■ **GOAL**
Leave out the pictures, and write out exactly the lines from the beginning of the material to the line holding "import plotly.graph_objects as go", that line included, and nothing else.

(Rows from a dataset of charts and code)
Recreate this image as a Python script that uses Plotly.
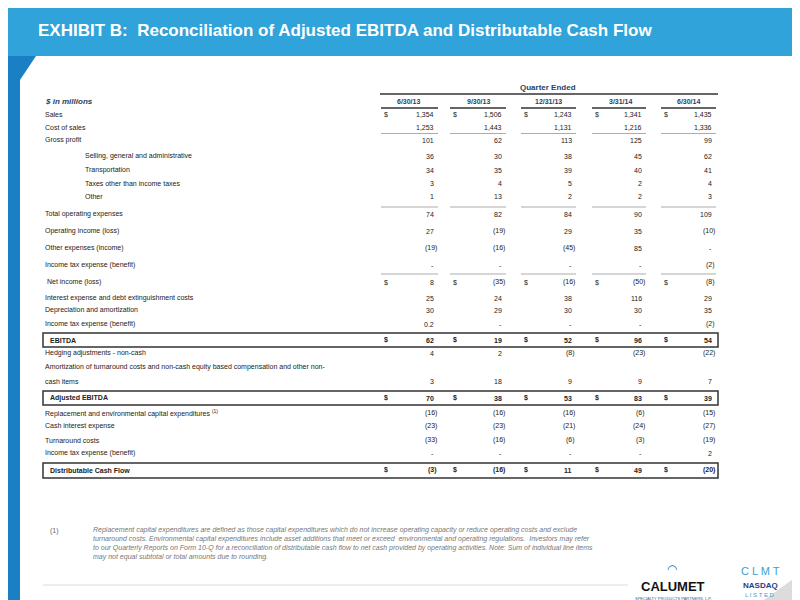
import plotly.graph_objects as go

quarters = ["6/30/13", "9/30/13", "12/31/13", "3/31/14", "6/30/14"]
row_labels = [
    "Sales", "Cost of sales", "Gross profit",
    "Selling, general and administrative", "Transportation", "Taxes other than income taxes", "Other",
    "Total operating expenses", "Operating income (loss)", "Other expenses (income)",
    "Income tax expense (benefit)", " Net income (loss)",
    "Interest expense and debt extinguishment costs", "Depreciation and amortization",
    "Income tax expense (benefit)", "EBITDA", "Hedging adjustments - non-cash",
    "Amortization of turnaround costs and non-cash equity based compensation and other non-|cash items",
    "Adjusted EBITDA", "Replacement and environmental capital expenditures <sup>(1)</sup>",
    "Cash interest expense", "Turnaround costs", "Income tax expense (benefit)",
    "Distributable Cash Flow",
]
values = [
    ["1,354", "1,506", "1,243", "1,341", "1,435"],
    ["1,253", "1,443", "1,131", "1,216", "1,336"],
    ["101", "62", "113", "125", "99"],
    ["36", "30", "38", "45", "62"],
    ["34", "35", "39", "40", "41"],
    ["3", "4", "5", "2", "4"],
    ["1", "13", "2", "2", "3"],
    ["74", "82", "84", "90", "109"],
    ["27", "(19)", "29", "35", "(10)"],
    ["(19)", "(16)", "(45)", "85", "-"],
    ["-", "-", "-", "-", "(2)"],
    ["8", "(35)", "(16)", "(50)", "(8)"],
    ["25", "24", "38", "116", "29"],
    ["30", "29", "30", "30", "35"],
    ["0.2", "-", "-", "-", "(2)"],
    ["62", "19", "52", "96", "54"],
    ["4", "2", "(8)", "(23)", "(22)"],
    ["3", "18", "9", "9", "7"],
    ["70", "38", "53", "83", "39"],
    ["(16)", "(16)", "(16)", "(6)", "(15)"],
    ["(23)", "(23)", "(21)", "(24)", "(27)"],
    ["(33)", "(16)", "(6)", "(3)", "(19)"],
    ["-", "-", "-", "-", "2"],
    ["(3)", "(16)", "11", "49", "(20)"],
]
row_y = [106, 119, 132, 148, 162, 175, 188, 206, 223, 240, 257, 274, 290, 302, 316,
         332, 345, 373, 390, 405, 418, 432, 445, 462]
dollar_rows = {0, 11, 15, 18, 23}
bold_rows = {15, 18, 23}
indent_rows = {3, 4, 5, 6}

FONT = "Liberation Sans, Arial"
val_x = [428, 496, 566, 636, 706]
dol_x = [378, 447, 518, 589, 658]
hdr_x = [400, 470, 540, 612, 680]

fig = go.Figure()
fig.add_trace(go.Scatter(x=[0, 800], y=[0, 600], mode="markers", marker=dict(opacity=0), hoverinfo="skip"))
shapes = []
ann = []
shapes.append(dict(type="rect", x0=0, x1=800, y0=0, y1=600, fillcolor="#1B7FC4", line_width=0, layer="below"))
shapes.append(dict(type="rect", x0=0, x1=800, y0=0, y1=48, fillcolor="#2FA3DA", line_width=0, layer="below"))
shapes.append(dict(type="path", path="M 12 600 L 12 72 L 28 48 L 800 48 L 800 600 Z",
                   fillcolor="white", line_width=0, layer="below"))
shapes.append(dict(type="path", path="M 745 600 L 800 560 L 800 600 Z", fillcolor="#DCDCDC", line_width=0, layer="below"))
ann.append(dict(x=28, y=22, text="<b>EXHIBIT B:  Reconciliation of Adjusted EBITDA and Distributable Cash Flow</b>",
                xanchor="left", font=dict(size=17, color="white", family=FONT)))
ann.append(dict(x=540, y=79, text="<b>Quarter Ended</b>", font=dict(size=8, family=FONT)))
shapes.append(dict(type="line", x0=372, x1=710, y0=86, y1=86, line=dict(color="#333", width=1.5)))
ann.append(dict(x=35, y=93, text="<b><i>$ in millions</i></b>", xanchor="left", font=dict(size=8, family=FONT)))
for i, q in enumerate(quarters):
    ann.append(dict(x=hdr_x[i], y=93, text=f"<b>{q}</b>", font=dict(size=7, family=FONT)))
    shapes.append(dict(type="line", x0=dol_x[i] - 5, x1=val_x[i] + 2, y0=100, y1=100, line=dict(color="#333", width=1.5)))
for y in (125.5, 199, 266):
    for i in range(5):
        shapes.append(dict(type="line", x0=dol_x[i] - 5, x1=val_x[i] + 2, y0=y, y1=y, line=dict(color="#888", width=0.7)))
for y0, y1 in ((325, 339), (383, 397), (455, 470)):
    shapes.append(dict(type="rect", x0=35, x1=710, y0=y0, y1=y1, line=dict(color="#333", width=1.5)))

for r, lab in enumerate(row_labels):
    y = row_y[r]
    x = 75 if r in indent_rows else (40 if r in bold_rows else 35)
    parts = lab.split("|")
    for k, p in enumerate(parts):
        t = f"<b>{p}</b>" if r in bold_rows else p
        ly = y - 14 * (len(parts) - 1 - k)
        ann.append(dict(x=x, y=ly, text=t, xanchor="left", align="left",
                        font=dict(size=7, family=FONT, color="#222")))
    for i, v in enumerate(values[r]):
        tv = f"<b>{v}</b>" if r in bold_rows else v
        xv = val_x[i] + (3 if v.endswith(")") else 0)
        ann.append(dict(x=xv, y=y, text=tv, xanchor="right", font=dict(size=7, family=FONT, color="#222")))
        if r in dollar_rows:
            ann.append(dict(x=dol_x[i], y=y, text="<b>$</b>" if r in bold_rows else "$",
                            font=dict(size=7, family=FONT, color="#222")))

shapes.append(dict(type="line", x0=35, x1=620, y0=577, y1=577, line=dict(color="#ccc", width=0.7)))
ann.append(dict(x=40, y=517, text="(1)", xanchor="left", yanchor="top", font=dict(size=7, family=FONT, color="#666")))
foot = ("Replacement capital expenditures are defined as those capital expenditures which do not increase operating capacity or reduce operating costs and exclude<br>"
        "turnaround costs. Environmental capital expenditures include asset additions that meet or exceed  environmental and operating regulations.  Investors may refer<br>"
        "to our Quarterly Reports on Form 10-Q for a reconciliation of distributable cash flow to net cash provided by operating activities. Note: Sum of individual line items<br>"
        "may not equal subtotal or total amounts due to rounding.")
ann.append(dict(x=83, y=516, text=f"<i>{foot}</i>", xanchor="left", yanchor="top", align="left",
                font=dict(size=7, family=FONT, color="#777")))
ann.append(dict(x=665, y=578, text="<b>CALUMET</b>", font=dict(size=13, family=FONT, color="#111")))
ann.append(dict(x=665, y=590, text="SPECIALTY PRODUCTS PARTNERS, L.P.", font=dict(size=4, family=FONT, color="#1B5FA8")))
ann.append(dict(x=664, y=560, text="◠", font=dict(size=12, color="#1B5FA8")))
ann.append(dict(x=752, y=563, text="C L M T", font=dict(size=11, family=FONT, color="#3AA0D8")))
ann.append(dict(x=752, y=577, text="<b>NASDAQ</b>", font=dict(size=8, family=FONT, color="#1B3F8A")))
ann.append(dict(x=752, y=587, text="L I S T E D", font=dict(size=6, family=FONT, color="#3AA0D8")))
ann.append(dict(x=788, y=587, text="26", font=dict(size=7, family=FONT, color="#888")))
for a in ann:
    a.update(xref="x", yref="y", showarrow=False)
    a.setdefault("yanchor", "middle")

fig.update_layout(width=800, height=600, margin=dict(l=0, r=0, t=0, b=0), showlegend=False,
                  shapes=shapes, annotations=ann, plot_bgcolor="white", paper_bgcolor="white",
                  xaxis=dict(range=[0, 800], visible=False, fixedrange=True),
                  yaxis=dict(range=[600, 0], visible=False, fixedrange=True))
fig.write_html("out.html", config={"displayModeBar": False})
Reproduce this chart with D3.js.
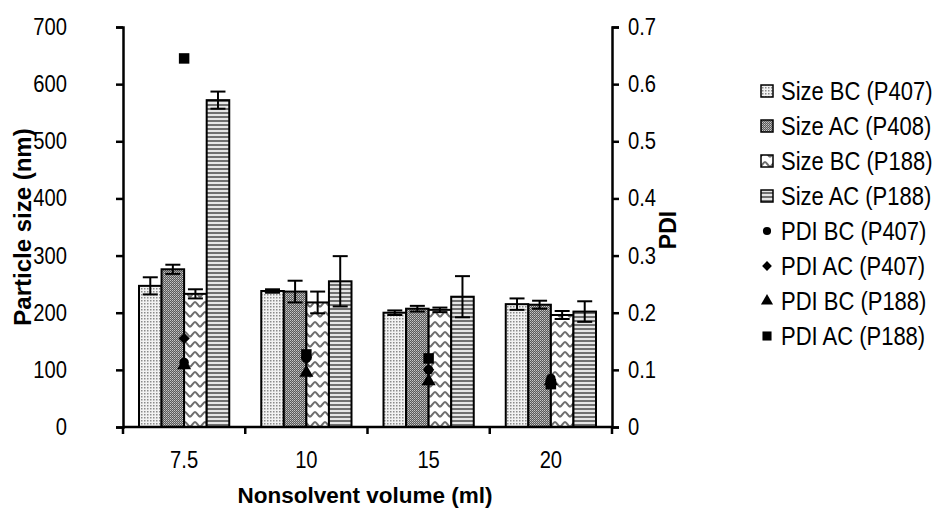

■ **SOLVED PROBLEM**
Recreate this image as a Python script that uses Plotly.
import plotly.graph_objects as go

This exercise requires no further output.